The highlight of the elder Abizaid’s life had been World War II, when he served as a machinist on Navy ships chasing German subs in the Caribbean and patrolling the South Pacific. Abizaid loved his father’s stories about surviving a hurricane while on submarine escort duty and searching small Pacific islands for Japanese troops. He was impressed by the camaraderie and the sense of purpose in the military; before the men went ashore in small reconnaissance parties they made a pact to fight to the death. Among his fellow students at Coleville High, whose fathers worked as alfalfa farmers and sheep ranchers, Abizaid stood out for the scale of his ambitions. In geography class he drew imaginary countries and labeled them “Abizaidland.” He quarterbacked the high school’s eight-man football team, earned good grades, served as student council president, and began dating his future wife, Kathy, the dark-haired daughter of the local district attorney. Everyone knew he wanted to be a soldier, even if that meant shipping off to Vietnam. Whenever he got the chance he would talk to soldiers from the area home on leave. One fall evening during his senior
year he spotted a sergeant with a 101st Airborne Screaming Eagles combat patch on his uniform in the stands at one of his football games. After the game, Abizaid’s father thanked the sergeant for his service, and then Abizaid quizzed him: Where had he fought in Vietnam? What was it like? Why had he joined the Army?

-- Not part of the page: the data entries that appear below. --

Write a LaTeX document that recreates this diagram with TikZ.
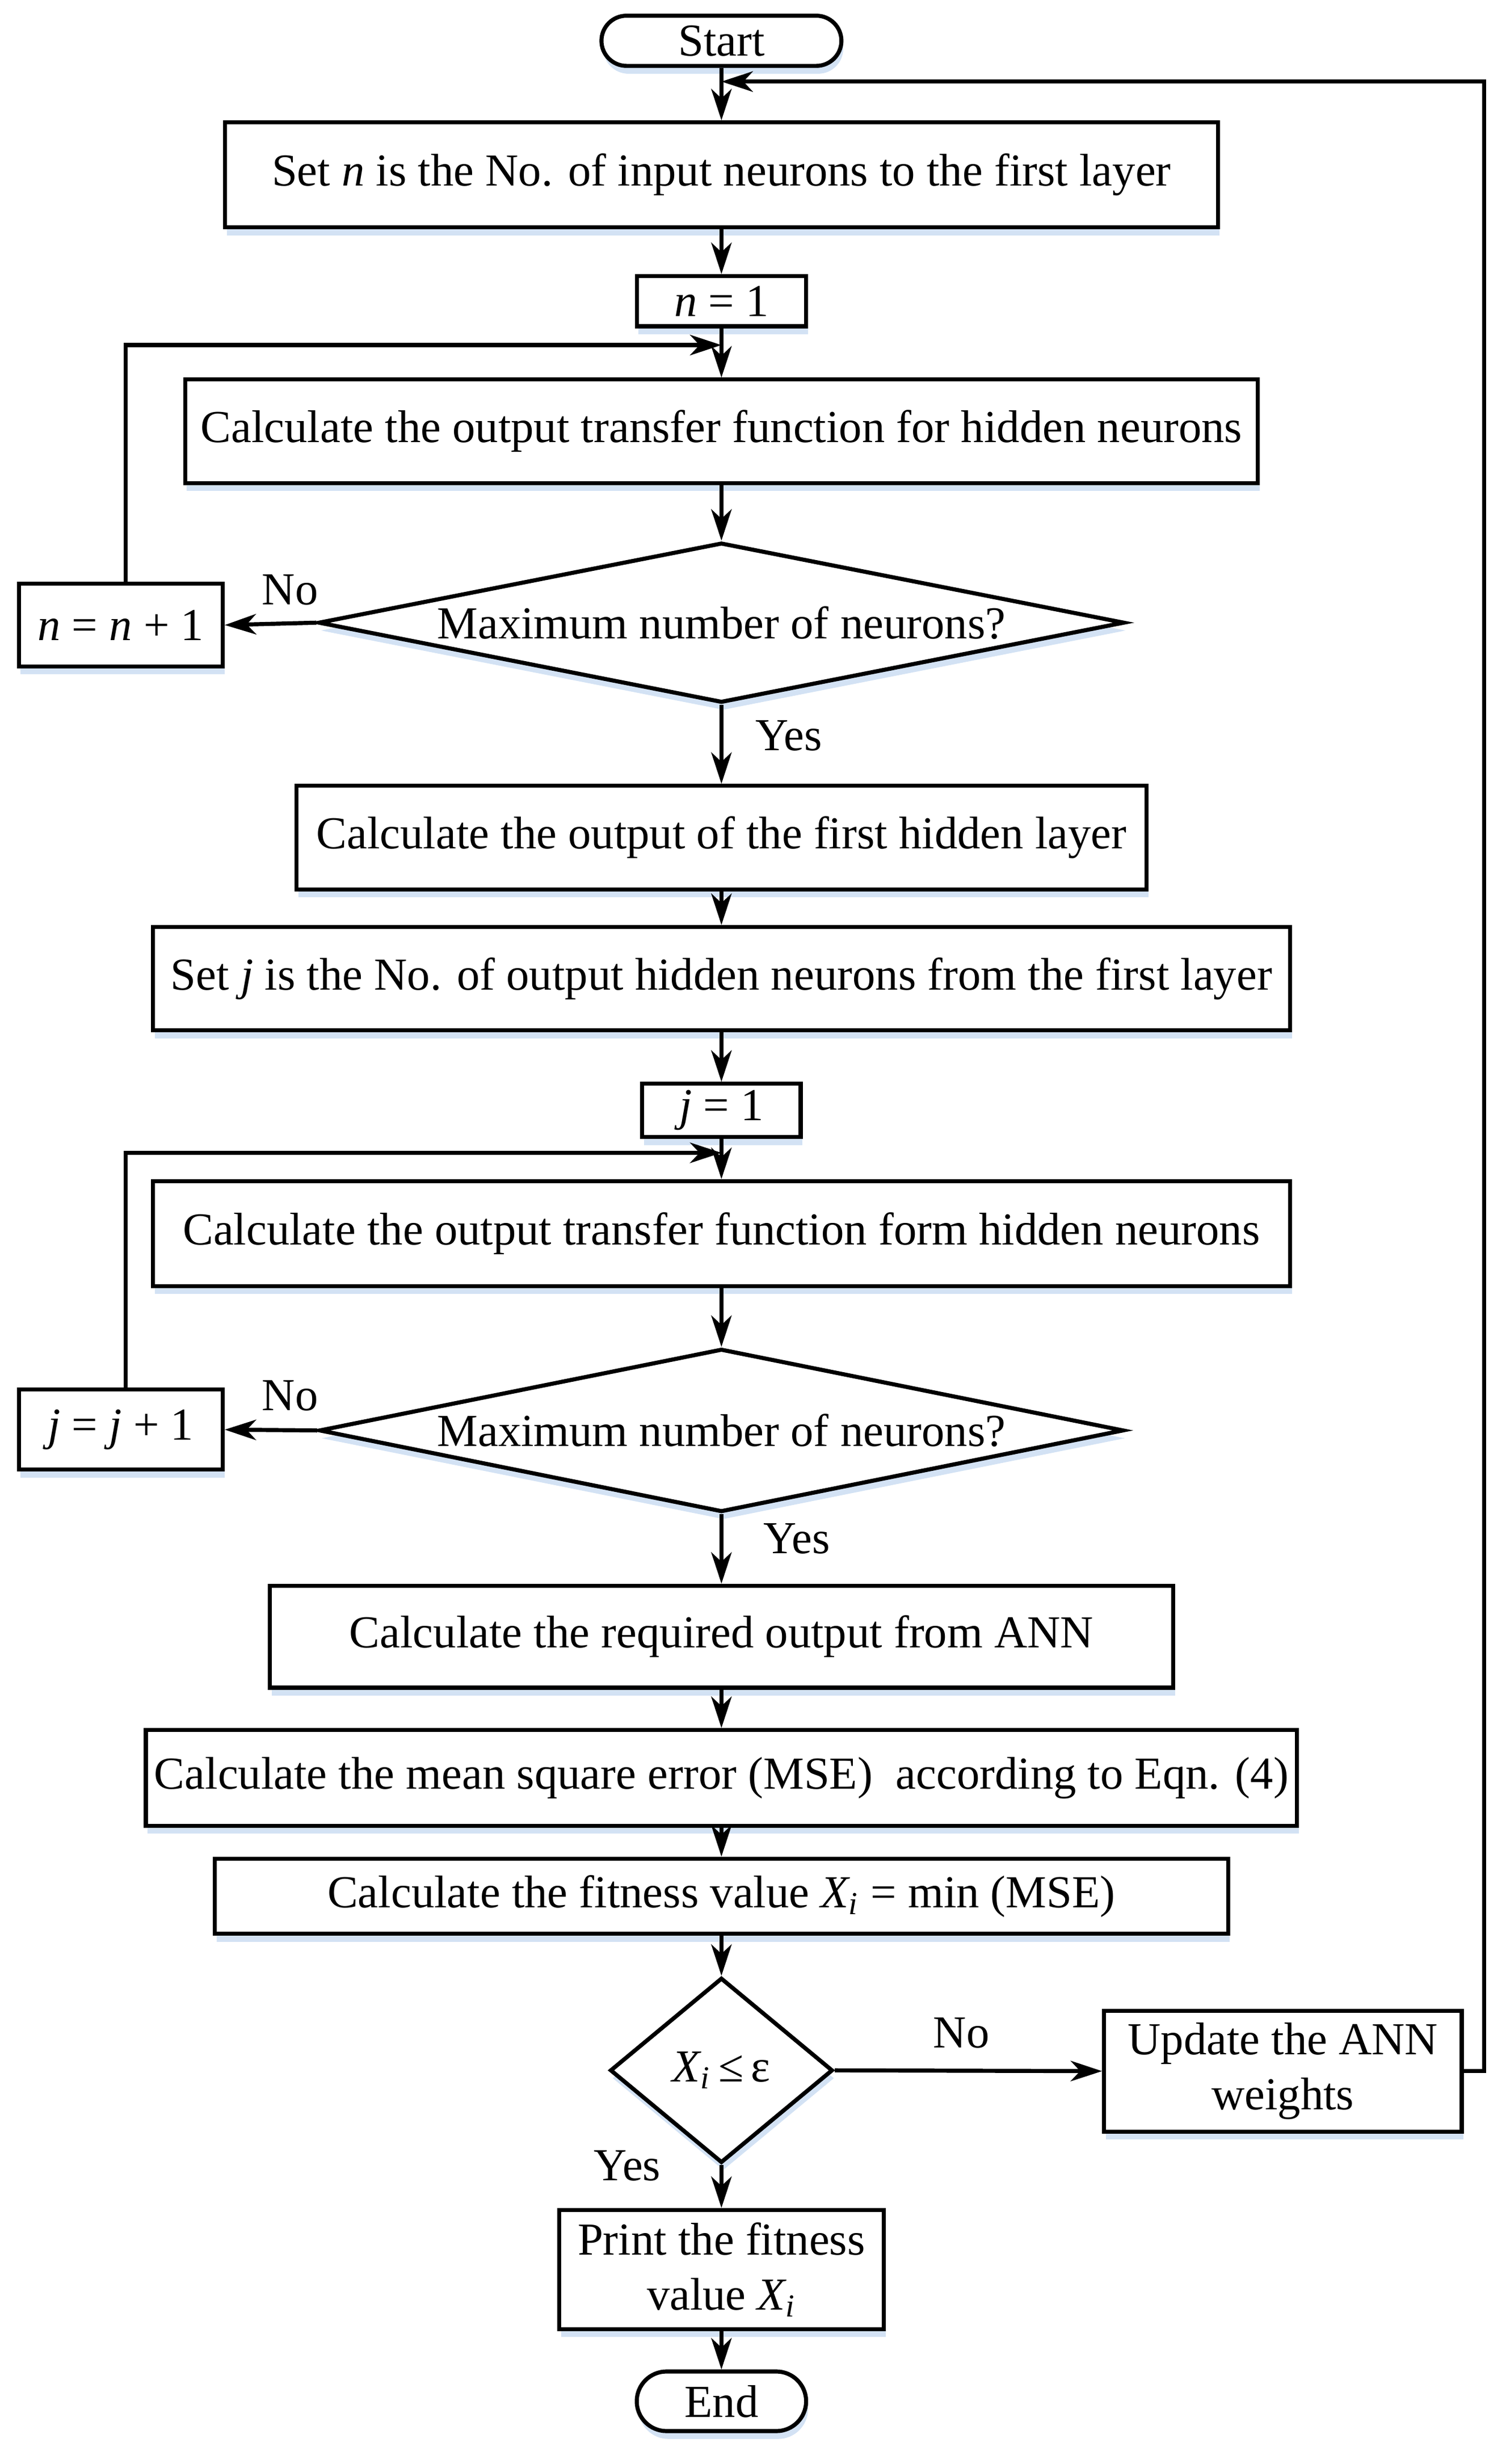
\documentclass[tikz,border=0pt]{standalone}
\usepackage{fontspec}
\setmainfont{Liberation Serif}
\usetikzlibrary{shapes.geometric,shapes.misc,shadows,arrows.meta}
\definecolor{shblue}{HTML}{D3E2F4}
\begin{document}
\begin{tikzpicture}[x=0.5pt,y=-0.5pt,
  font=\fontsize{14.6}{17.5}\selectfont,
  shd/.style={drop shadow={shadow xshift=0.6pt,shadow yshift=-2.5pt,fill=shblue,opacity=1}},
  bx/.style={draw,line width=1.3pt,fill=white,shd,inner sep=0pt,minimum width=#1},
  term/.style={draw,line width=1.3pt,fill=white,shd,rounded rectangle,inner sep=0pt,minimum width=#1},
  dia/.style={draw,line width=1.3pt,fill=white,shd,diamond,inner sep=0pt,minimum width=#1},
  arr/.style={line width=1.3pt,-{Stealth[length=10pt,width=6.5pt,inset=3pt]}},
  lbl/.style={inner sep=0pt}]
\useasboundingbox (0,0) rectangle (960,1571);
% nodes
\node[term=76.5pt,minimum height=16pt] (start) at (460,26) {Start};
\node[bx=316.5pt,minimum height=33.5pt] (b1) at (460,111.5) {Set \textit{n} is the No. of input neurons to the first layer};
\node[bx=54pt,minimum height=16pt] (n1) at (460,192) {\textit{n} = 1};
\node[bx=342pt,minimum height=33pt] (b2) at (460,275) {Calculate the output transfer function for hidden neurons};
\node[dia=257pt,minimum height=51pt] (d1) at (460,397) {\makebox[0pt]{Maximum number of neurons?}};
\node[bx=65pt,minimum height=26.5pt] (nn) at (77,398.5) {\textit{n} = \textit{n} + 1};
\node[bx=271pt,minimum height=33pt] (b3) at (460,534) {Calculate the output of the first hidden layer};
\node[bx=362.5pt,minimum height=33pt] (b4) at (460,624) {Set \textit{j} is the No. of output hidden neurons from the first layer};
\node[bx=50.5pt,minimum height=17pt] (j1) at (460,708) {\textit{j} = 1};
\node[bx=362.5pt,minimum height=33.5pt] (b5) at (460,786.5) {Calculate the output transfer function form hidden neurons};
\node[dia=256.5pt,minimum height=52pt] (d2) at (460,912) {\makebox[0pt]{Maximum number of neurons?}};
\node[bx=65pt,minimum height=25.5pt] (jj) at (77,911.5) {\textit{j} = \textit{j} + 1};
\node[bx=288pt,minimum height=32.5pt] (b6) at (460,1043.5) {Calculate the required output from ANN};
\node[bx=367pt,minimum height=30.5pt] (b7) at (460,1133.5) {Calculate the mean square error (MSE)\ \ according to Eqn. (4)};
\node[bx=323pt,minimum height=24pt] (b8) at (460,1209) {Calculate the fitness value \textit{X\textsubscript{i}} = min (MSE)};
\node[dia=71pt,minimum height=59pt] (d3) at (460,1320) {\makebox[0pt]{\textit{X\textsubscript{i}}\,≤\,ε}};
\node[bx=114pt,minimum height=38.5pt,align=center] (up) at (818,1320.5) {Update the ANN\\weights};
\node[bx=103.5pt,minimum height=38pt,align=center] (pr) at (460,1447) {Print the fitness\\value \textit{X\textsubscript{i}}};
\node[term=54pt,minimum height=19pt] (end) at (460,1531) {End};
% labels
\node[lbl] (no1) at (185,376) {No};
\node[lbl] (yes1) at (503,469) {Yes};
\node[lbl] (no2) at (185,890) {No};
\node[lbl] (yes2) at (508,981) {Yes};
\node[lbl] (no3) at (613,1296) {No};
\node[lbl] (yes3) at (400,1381) {Yes};
% junctions
\coordinate (m0) at (460,52);
\coordinate (m1) at (460,220);
\coordinate (m2) at (460,735);
% connectors
\draw[arr] (start) -- (b1);
\draw[arr] (b1) -- (n1);
\draw[arr] (n1) -- (b2);
\draw[arr] ([xshift=1.5pt]nn.north) |- (m1);
\draw[arr] (b2) -- (d1);
\draw[arr] (d1.west) -- (nn.east);
\draw[arr] (d1.south) -- (b3);
\draw[arr] (b3) -- (b4);
\draw[arr] (b4) -- (j1);
\draw[arr] (j1) -- (b5);
\draw[arr] ([xshift=1.5pt]jj.north) |- (m2);
\draw[arr] (b5) -- (d2);
\draw[arr] (d2.west) -- (jj.east);
\draw[arr] (d2.south) -- (b6);
\draw[arr] (b6) -- (b7);
\draw[arr] (b7) -- (b8);
\draw[arr] (b8) -- (d3);
\draw[arr] (d3.east) -- (up.west);
\draw[arr] (d3.south) -- (pr);
\draw[arr] (pr) -- (end);
\draw[arr] (up.east) -- ++(13,0) |- (m0);
\end{tikzpicture}
\end{document}
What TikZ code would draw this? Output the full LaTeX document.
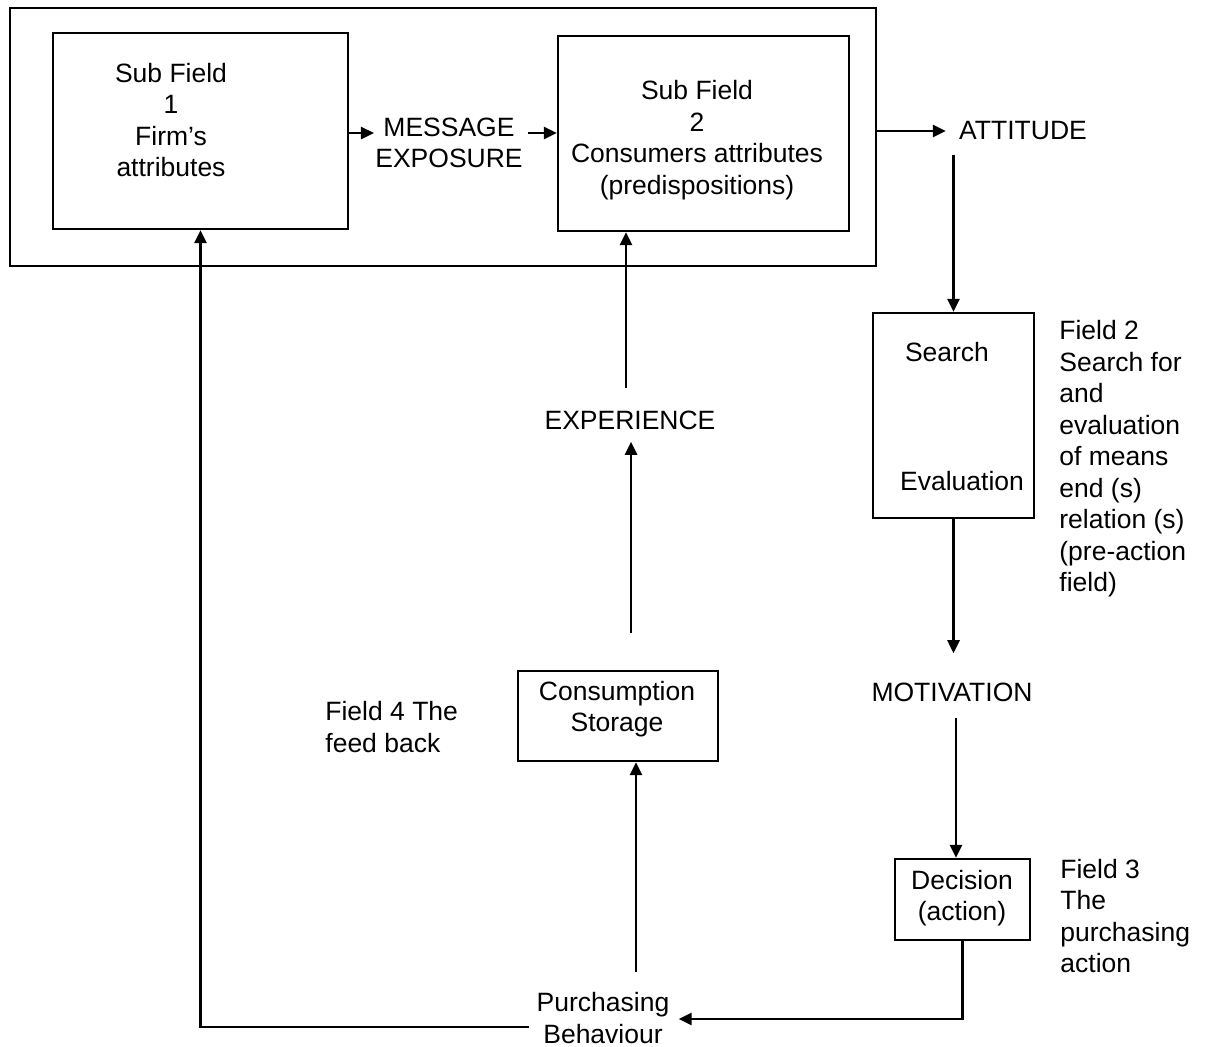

By the late 1960s Abizaid’s father had become deeply disillusioned with the war, arguing heatedly to his American Legion friends that sparing the tiny nation from Communist rule wasn’t worth the cost. His eldest son disagreed. But it wasn’t Vietnam that drew him to the military; it was the opportunity to get out of Coleville.

Abizaid’s Coleville education had left him woefully behind most of his West Point classmates in math and science. He finished his first year ranked 228th out of 1,206 cadets but each year managed to raise his standing, and by his last year he was third in his class. West Point opened new worlds for him. His favorite professor at the school was a twenty-six-year-old Army captain named Michael Krause who had earned a doctorate in history from Georgetown University and served a year as a combat advisor in Vietnam. Krause spoke fluent French and German, quoted Franz Kafka, and had the German diplomatic records of World War I in his personal library. When he learned that Abizaid had taken correspondence courses in German throughout high school, he set him to work combing through the documents for a research paper. Abizaid’s final work relied heavily on arcane diplomatic cables from German ambassadors to Berlin and concluded that the Allies had missed opportunities in Bosnia to curb German aggression prior to World War I. Krause remembered it as the best undergraduate work he saw at West Point.

Compared with the other straight-backed cadets, Abizaid was short and even a bit slump-shouldered. But he had an easygoing swagger and didn’t take West Point or the Army too seriously. After their first year the cadets were sent out on night patrols in the forest near campus to hunt for a guerrilla force played by Army sergeants. The exercises had been developed by General Westmoreland in the mid-1960s when he was superintendent and the Vietnam War was just beginning to ensnare the Army. Westmoreland had grandly dubbed the exercise “Recondo,” a hybrid of reconnaissance and commando. The training, however, didn’t live up to its inflated moniker. To the twenty-year-old Abizaid it seemed like little more
than blundering around in the forest at night, something he had done regularly back home.